# [What you are asked to do]
Output nothing but the lines from the one with "Write the seaborn" through the one with "yticks = [0, 20, 40, 60, 80, 100]", including both. Leave the pictures out of the copy.

>> begin

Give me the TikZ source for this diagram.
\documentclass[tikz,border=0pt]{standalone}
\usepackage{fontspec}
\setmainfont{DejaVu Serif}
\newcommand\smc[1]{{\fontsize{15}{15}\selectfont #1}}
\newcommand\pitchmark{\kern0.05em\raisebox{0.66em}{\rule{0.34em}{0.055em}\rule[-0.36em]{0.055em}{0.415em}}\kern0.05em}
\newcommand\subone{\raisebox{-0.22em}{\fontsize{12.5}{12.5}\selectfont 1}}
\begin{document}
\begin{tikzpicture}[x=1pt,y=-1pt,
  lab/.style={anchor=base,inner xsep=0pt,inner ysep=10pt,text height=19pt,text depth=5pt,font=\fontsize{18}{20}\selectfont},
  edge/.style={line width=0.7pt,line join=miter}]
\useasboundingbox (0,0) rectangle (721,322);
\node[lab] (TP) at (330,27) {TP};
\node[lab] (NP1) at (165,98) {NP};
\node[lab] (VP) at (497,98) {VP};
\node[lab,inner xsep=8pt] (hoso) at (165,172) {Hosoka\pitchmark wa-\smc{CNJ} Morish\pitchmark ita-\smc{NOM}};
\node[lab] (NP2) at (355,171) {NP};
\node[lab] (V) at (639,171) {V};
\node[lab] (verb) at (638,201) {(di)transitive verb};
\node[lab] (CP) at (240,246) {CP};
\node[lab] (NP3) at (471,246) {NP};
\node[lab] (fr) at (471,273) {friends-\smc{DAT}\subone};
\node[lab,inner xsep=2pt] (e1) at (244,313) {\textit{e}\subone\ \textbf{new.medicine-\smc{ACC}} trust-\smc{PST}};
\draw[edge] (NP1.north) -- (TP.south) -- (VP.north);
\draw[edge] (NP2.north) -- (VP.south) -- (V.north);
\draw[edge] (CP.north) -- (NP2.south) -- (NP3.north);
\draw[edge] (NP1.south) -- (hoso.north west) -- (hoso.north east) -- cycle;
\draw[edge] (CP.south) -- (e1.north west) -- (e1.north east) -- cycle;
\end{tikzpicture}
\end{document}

>> end
>> begin

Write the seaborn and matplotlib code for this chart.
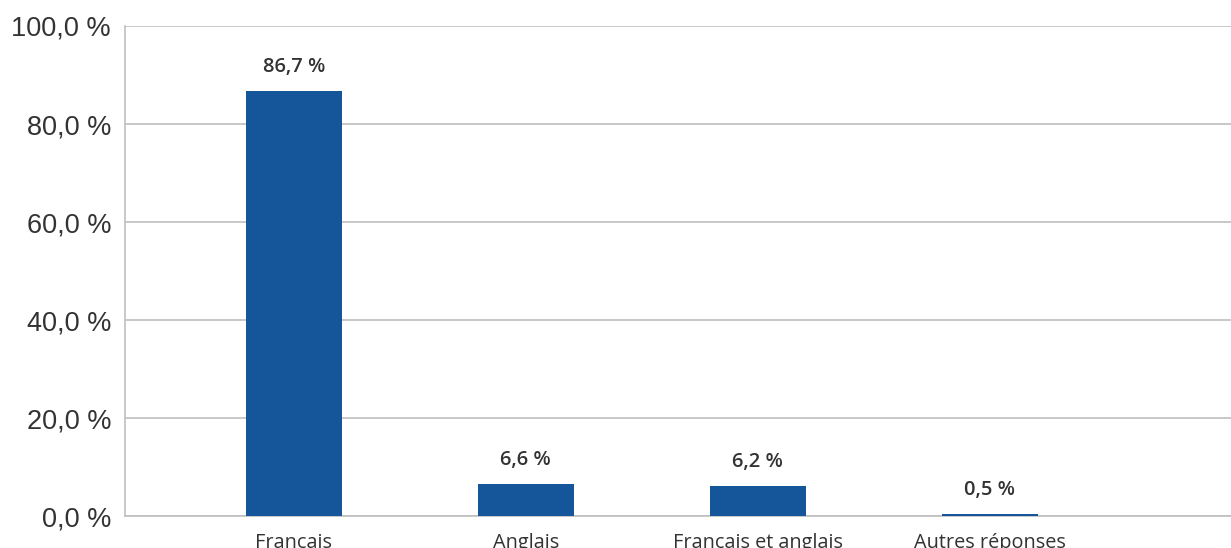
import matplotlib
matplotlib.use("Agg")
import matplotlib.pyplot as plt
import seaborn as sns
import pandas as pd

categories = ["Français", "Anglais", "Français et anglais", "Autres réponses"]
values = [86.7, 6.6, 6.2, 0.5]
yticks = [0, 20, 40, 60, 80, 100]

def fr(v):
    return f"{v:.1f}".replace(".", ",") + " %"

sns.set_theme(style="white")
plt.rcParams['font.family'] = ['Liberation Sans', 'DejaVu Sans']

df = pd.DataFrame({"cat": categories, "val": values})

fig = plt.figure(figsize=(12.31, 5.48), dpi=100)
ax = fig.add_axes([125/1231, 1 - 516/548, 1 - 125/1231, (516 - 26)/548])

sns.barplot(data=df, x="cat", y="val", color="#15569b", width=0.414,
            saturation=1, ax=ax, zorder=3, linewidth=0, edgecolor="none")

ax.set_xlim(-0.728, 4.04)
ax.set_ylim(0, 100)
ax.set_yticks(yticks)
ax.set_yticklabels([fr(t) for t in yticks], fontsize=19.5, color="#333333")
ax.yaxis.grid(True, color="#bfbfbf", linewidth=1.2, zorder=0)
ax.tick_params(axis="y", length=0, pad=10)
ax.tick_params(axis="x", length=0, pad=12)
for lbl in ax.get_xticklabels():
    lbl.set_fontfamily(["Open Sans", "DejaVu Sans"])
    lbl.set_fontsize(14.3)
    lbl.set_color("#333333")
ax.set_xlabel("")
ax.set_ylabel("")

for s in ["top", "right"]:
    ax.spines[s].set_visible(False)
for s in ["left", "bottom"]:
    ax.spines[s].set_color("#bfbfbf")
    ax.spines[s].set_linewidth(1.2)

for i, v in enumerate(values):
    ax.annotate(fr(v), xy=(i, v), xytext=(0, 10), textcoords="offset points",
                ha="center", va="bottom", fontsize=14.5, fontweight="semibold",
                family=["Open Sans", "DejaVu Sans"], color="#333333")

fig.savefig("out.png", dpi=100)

>> end

# [Complete output]
Write the seaborn and matplotlib code for this chart.
import matplotlib
matplotlib.use("Agg")
import matplotlib.pyplot as plt
import seaborn as sns
import pandas as pd

categories = ["Français", "Anglais", "Français et anglais", "Autres réponses"]
values = [86.7, 6.6, 6.2, 0.5]
yticks = [0, 20, 40, 60, 80, 100]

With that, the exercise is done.